After a summer of extreme heat and scarce rain leading to parched forests and farmland, scientists have warned that Europe is facing its worst drought in at least 500 years.
The assessment, which is based on preliminary findings published by the European Commission's science and knowledge service this week, comes as low river levels disrupt shipping and hydropower generation.
And Europe is not the only place affected. According to the UN, an estimated 55 million people globally are directly impacted by droughts every year. Africa is the most affected continent, accounting for 44% of drought events around the world.
Although scientists know they are becoming more frequent, intense and longer-lasting as a result of climate change, droughts can be tricky to predict and monitor.
In a nutshell, drought refers to a period of drier-than-normal conditions caused by lack of precipitation.
They are complex phenomena that can last for weeks, months or even years, and often have huge implications for people and economies. Scientists generally divide drought into four categories. What's known as meteorological drought happens after a prolonged period of dry weather patterns and below-average rain and snowfall. When levels subsequently drop in streams, rivers, reservoirs and groundwater, a hydrological drought is occurring.
Agricultural drought happens when the lack of moisture in the soil starts to affect plants and crops. And finally, when water shortages impact the supply and demand of goods, for example, by disrupting shipping or energy production, that's socioeconomic drought.
Oldrich Rakovec, a scientist at the Helmholtz Centre for Environmental Research in the German city of Leipzig, says often, but not always, all four of the above scenarios can play out — as is the case with the current drought in Europe.
"But usually a meteorological drought starts first," he said. Rainfall records are normally the first sign of drought, and it might take some time before that leads to shrinking rivers or stressed vegetation.
Scientists monitor drought using different indices representing precipitation, the health of vegetation and moisture in the soil, among other things. When conditions cross the threshold of what is considered to be normal — based on long-term data — then it's clear a drought has begun, said Rakovec. Likewise, a drought event is over when conditions return to their usual state.
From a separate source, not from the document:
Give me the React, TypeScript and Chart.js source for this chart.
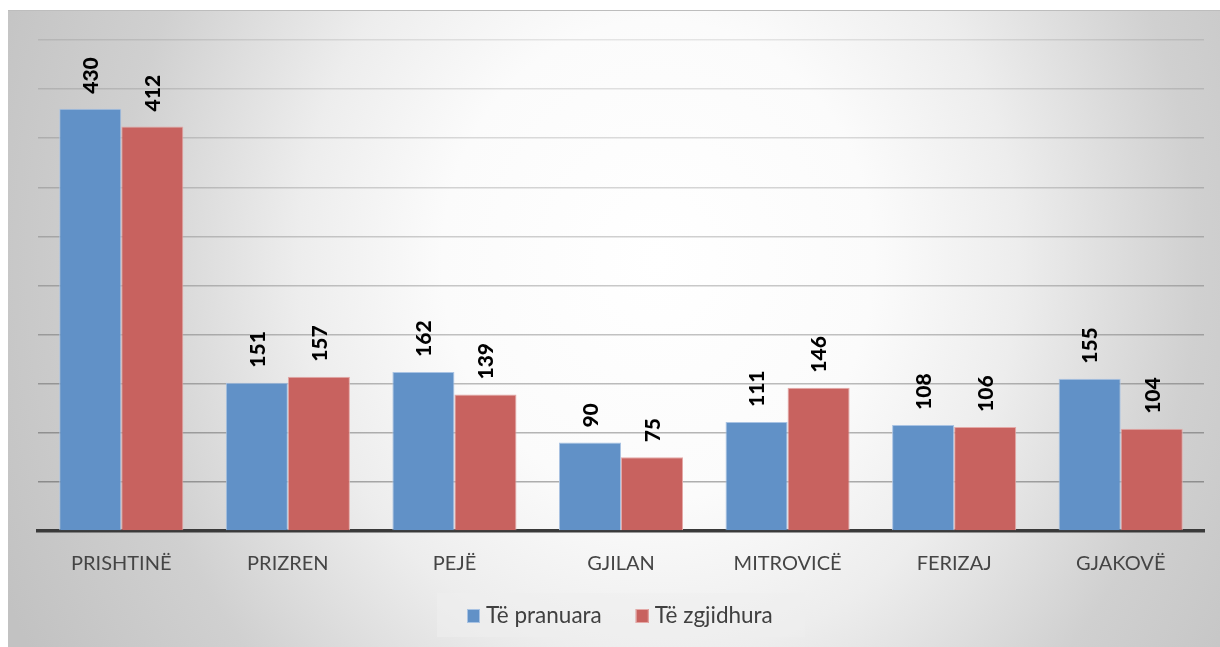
import React, { useEffect, useRef } from "react";
import { Chart, registerables } from "chart.js";

Chart.register(...registerables);

const categories = ["PRISHTINË", "PRIZREN", "PEJË", "GJILAN", "MITROVICË", "FERIZAJ", "GJAKOVË"];
const pranuara = [430, 151, 162, 90, 111, 108, 155];
const zgjidhura = [412, 157, 139, 75, 146, 106, 104];
const seriesLabels = ["Të pranuara", "Të zgjidhura"];

const W = 1212;
const H = 637;

const bgPlugin = {
  id: "bgPlugin",
  beforeDraw(chart: any) {
    const ctx = chart.ctx;
    ctx.save();
    const cx = 650, cy = 250, rx = 720, ry = 800;
    ctx.translate(cx, cy);
    ctx.scale(1, ry / rx);
    const g = ctx.createRadialGradient(0, 0, 0, 0, 0, rx);
    g.addColorStop(0, "#ffffff");
    g.addColorStop(0.3, "#fbfbfb");
    g.addColorStop(0.5, "#ededed");
    g.addColorStop(0.75, "#d0d0d0");
    g.addColorStop(1, "#c2c2c2");
    ctx.fillStyle = g;
    ctx.fillRect(-cx - 10, (-cy - 10) * rx / ry, W + 20, (H + 20) * rx / ry);
    ctx.restore();
    ctx.save();
    ctx.fillStyle = "#bdbdbd";
    ctx.fillRect(0, 0, W, 1);
    ctx.restore();
  },
};

const labelPlugin = {
  id: "labelPlugin",
  afterDraw(chart: any) {
    const ctx = chart.ctx;
    ctx.save();
    ctx.font = "900 21px Lato";
    ctx.fillStyle = "#000000";
    ctx.textAlign = "left";
    ctx.textBaseline = "middle";
    chart.data.datasets.forEach((ds: any, di: number) => {
      const meta = chart.getDatasetMeta(di);
      meta.data.forEach((bar: any, i: number) => {
        ctx.save();
        ctx.translate(bar.x + 1, bar.y - 15);
        ctx.rotate(-Math.PI / 2);
        ctx.fillText(String(ds.data[i]), 0, 0);
        ctx.restore();
      });
    });
    ctx.restore();

    // custom legend
    ctx.save();
    const boxL = 429, boxT = 583, boxW = 368, boxH = 44;
    ctx.fillStyle = "rgba(238,238,238,0.55)";
    ctx.fillRect(boxL, boxT, boxW, boxH);
    ctx.font = "22.5px Lato";
    ctx.textBaseline = "middle";
    ctx.textAlign = "left";
    let x = boxL + 30;
    const yMid = boxT + 23;
    chart.data.datasets.forEach((ds: any) => {
      ctx.fillStyle = ds.backgroundColor;
      ctx.fillRect(x, yMid - 7, 13, 14);
      ctx.strokeStyle = ds.borderColor;
      ctx.lineWidth = 1;
      ctx.strokeRect(x + 0.5, yMid - 6.5, 12, 13);
      ctx.fillStyle = "#404040";
      ctx.fillText(ds.label, x + 19, yMid);
      x += 19 + ctx.measureText(ds.label).width + 34;
    });
    ctx.restore();
  },
};

export default function App() {
  const ref = useRef<HTMLCanvasElement>(null);
  useEffect(() => {
    if (!ref.current) return;
    const chart = new Chart(ref.current, {
      type: "bar",
      data: {
        labels: categories,
        datasets: [
          {
            label: seriesLabels[0],
            data: pranuara,
            backgroundColor: "#6191C7",
            borderColor: "#a9c3e3",
            borderWidth: 1,
          },
          {
            label: seriesLabels[1],
            data: zgjidhura,
            backgroundColor: "#C8625F",
            borderColor: "#e4a9a7",
            borderWidth: 1,
          },
        ],
      },
      options: {
        responsive: false,
        animation: false,
        devicePixelRatio: 1,
        layout: { padding: { left: 30, right: 16, top: 30, bottom: 0 } },
        datasets: { bar: { categoryPercentage: 0.745, barPercentage: 1 } },
        plugins: { legend: { display: false }, tooltip: { enabled: false } },
        scales: {
          x: {
            grid: { display: false, drawTicks: false },
            border: { display: true, color: "#3a3a3a", width: 3.5 },
            ticks: {
              font: { family: "Lato", size: 20 },
              color: "#454545",
              padding: 21,
              maxRotation: 0,
              autoSkip: false,
            },
            afterFit: (s: any) => {
              s.height = 116;
            },
          },
          y: {
            min: 0,
            max: 500,
            z: 1,
            ticks: { display: false, stepSize: 50 },
            border: { display: false },
            grid: {
              drawTicks: false,
              lineWidth: 1.5,
              color: (c: any) => {
                const v = c.tick ? c.tick.value : 0;
                if (v === 0) return "rgba(0,0,0,0)";
                const a = 0.09 + 0.24 * (1 - v / 500);
                return `rgba(0,0,0,${a.toFixed(3)})`;
              },
            },
            afterFit: (s: any) => {
              s.width = 0;
            },
          },
        },
      },
      plugins: [bgPlugin, labelPlugin],
    });
    return () => chart.destroy();
  }, []);
  return (
    <div style={{ position: "fixed", left: 8, top: 10, width: W, height: H }}>
      <canvas ref={ref} width={W} height={H} style={{ width: W, height: H, display: "block" }} />
    </div>
  );
}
Germany's Drought Monitor at the Helmholtz Centre for Environmental Research assesses agricultural drought by tracking moisture in the soil. According to its model, a drought has begun when soil moisture reaches a level seen in only 20% of years over a long time period.
In the drought assessment published by the European Commission this week, researchers used the Combined Drought Indicator that measures precipitation, soil moisture and stress on plants to conclude that the current event appeared to be the worst in five centuries. The report also said almost half of Europe's territory had reached a warning level for drought — meaning a clear deficit of soil moisture — while 17% was in a state of alert, meaning vegetation had also been affected.
A region's ability to recover will depend on just how severe and prolonged a drought is. And whether enough rainfall eventually arrives to soak the soil, recharge groundwater and replenish reservoirs — in other words, to return conditions to their normal state.
Andrea Toreti, senior researcher with the European Commission's Joint Research Centre, said withstanding droughts will require improving water management practices in collaboration with local users and limiting warming to 1.5 degrees Celsius (2.7 degrees Fahrenheit) above pre-industrial levels.
"In the medium to long term, what we have to do is to, on a world scale, cut greenhouse gas emissions to mitigate effectively and reduce the risk of additional warming," he said.
Rakovec stressed there was also a need "for new technological developments to mitigate the effects of extreme droughts."
On a regional scale, establishing large water reservoirs, such as underground storage systems, could help retain water for times of need. Smart irrigation technologies that target the roots of crops can also reduce water waste and keep plants healthy. Rakovec said breeding more heat-resistant crops could limit losses during droughts.
Planting mixed forests rather than monocultures is also a good idea, as diverse species are better at holding water and surviving drought.
Ultimately, Europe will need to adapt to extremes, said Rakovec.